___ Dataset excerpt ___
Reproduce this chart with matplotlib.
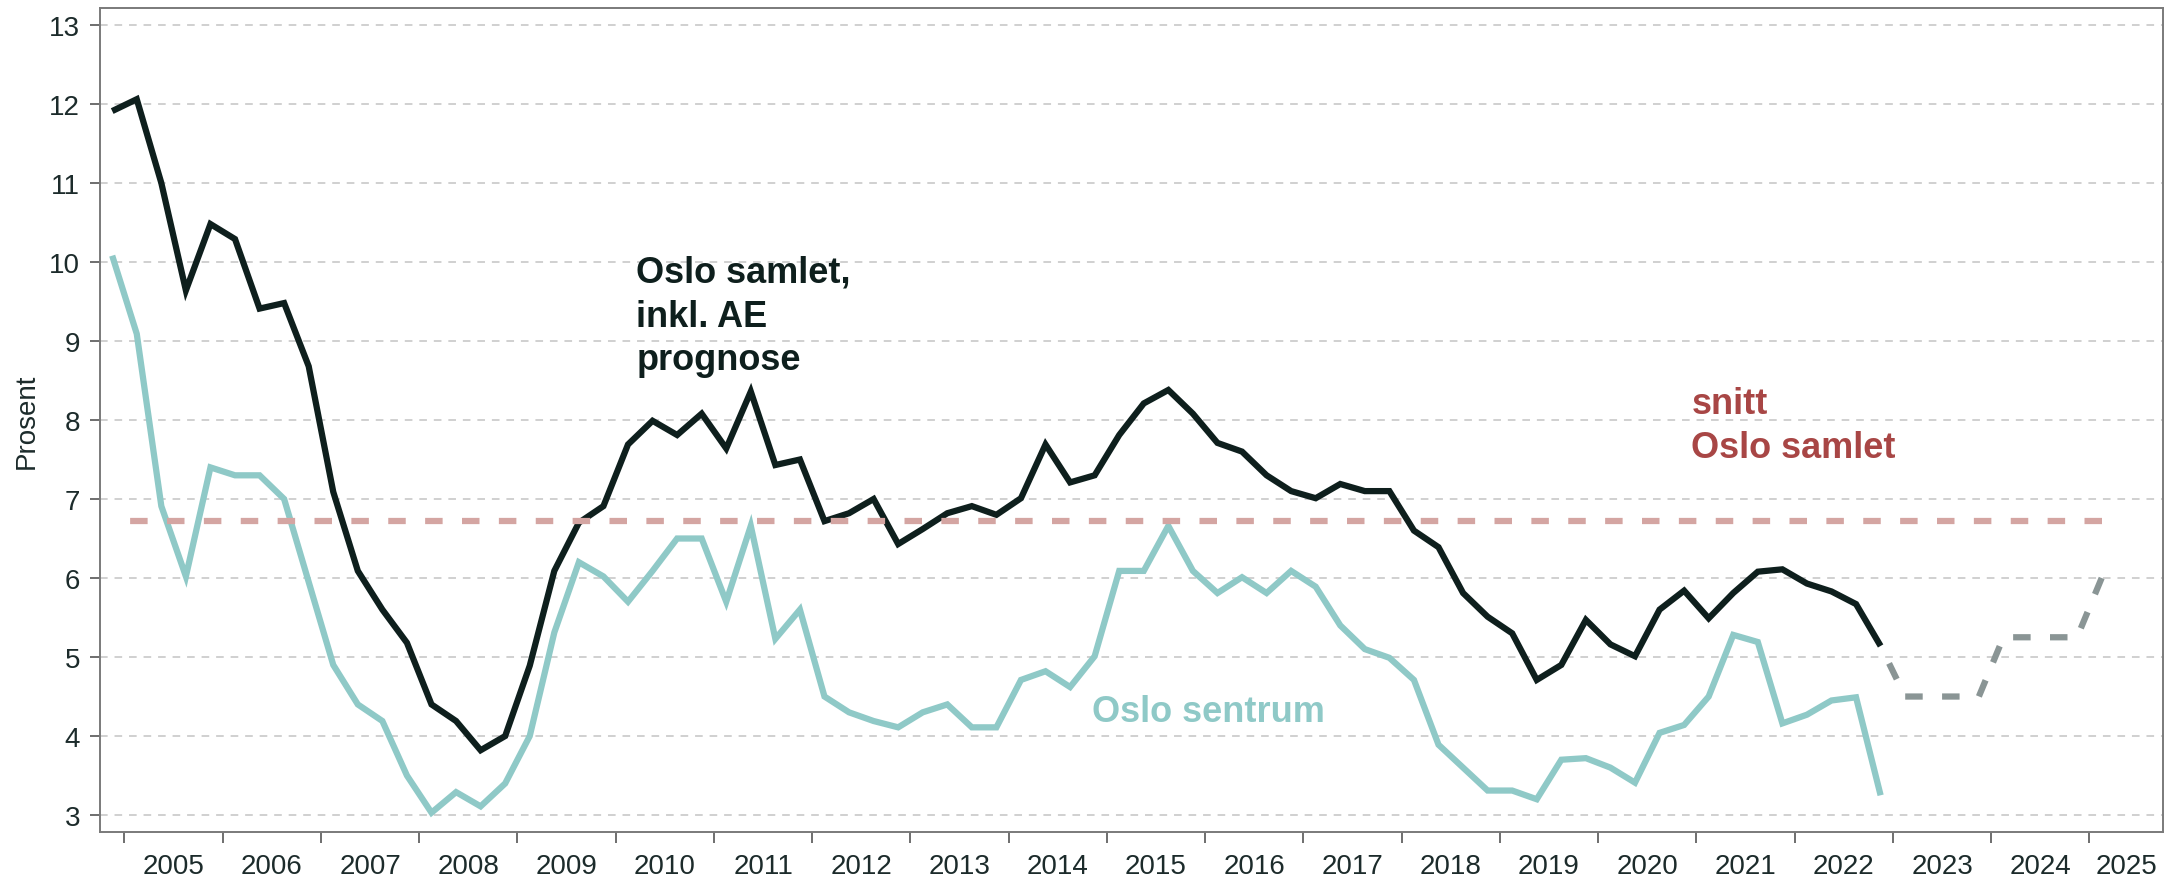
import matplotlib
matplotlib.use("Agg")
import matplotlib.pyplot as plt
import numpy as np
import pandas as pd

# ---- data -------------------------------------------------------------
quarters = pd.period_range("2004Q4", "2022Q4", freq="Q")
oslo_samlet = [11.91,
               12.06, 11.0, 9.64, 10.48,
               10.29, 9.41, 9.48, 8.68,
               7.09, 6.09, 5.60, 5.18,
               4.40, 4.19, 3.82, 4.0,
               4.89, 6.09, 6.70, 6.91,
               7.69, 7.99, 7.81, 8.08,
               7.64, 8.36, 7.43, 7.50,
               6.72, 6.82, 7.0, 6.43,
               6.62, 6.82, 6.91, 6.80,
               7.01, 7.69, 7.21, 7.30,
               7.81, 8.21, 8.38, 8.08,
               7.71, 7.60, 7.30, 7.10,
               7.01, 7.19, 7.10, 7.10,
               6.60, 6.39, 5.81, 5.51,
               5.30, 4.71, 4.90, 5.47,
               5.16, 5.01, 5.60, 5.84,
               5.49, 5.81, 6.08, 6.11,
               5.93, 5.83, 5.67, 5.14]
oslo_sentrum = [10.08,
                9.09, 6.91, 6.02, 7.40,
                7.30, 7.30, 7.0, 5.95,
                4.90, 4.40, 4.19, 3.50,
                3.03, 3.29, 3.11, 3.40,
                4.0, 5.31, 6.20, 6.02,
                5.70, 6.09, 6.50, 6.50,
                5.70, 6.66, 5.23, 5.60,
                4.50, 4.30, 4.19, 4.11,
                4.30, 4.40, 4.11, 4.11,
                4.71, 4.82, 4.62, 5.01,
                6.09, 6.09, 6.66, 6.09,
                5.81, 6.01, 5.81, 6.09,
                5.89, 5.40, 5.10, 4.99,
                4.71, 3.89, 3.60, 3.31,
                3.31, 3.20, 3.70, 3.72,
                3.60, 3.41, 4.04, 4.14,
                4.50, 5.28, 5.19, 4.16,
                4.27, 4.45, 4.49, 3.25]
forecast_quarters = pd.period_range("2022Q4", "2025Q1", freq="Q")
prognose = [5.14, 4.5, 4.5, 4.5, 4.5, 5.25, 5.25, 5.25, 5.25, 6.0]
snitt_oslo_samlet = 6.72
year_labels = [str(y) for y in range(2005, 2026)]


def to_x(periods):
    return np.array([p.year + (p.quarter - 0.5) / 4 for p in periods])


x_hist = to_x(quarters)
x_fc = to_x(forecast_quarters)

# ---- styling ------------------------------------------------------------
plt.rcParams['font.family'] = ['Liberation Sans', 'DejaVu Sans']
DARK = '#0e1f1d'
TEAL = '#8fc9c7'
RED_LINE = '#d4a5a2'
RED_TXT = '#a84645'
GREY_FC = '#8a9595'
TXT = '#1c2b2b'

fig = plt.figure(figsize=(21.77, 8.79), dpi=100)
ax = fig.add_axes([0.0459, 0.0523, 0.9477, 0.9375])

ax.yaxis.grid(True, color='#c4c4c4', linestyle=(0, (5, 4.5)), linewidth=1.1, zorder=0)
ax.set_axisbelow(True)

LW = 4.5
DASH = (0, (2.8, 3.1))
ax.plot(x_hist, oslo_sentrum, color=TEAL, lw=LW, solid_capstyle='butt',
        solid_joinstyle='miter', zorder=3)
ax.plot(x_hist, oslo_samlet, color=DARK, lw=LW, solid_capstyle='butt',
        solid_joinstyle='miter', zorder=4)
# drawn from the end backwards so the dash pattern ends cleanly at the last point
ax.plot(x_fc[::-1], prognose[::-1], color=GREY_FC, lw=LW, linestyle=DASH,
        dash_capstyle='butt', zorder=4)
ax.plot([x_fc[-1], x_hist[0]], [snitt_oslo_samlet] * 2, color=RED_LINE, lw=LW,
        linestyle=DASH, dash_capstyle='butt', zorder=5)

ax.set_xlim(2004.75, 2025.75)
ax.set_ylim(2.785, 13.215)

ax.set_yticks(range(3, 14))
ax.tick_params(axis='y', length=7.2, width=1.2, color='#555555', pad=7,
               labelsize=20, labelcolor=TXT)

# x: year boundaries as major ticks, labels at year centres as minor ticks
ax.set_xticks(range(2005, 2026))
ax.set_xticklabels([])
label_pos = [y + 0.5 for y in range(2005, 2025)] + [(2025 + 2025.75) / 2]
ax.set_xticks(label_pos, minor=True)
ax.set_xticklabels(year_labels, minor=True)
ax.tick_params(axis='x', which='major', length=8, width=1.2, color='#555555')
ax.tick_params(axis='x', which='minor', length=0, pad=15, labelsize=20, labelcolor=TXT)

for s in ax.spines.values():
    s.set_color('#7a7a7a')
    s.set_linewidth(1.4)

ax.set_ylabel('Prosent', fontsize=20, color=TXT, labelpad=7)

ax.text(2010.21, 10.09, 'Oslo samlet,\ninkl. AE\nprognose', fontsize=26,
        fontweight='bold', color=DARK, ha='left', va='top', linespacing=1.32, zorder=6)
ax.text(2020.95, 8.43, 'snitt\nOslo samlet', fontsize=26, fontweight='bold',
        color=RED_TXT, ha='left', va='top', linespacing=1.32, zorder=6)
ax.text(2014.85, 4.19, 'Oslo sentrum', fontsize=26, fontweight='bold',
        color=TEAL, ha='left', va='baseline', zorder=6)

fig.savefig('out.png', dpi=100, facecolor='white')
___
§ Exercise description
Copy nothing but the lines from the top of the material through the line holding "import pandas as pd", exactly as written; omit pictures.

§ Worked answer
Reproduce this chart with matplotlib.
import matplotlib
matplotlib.use("Agg")
import matplotlib.pyplot as plt
import numpy as np
import pandas as pd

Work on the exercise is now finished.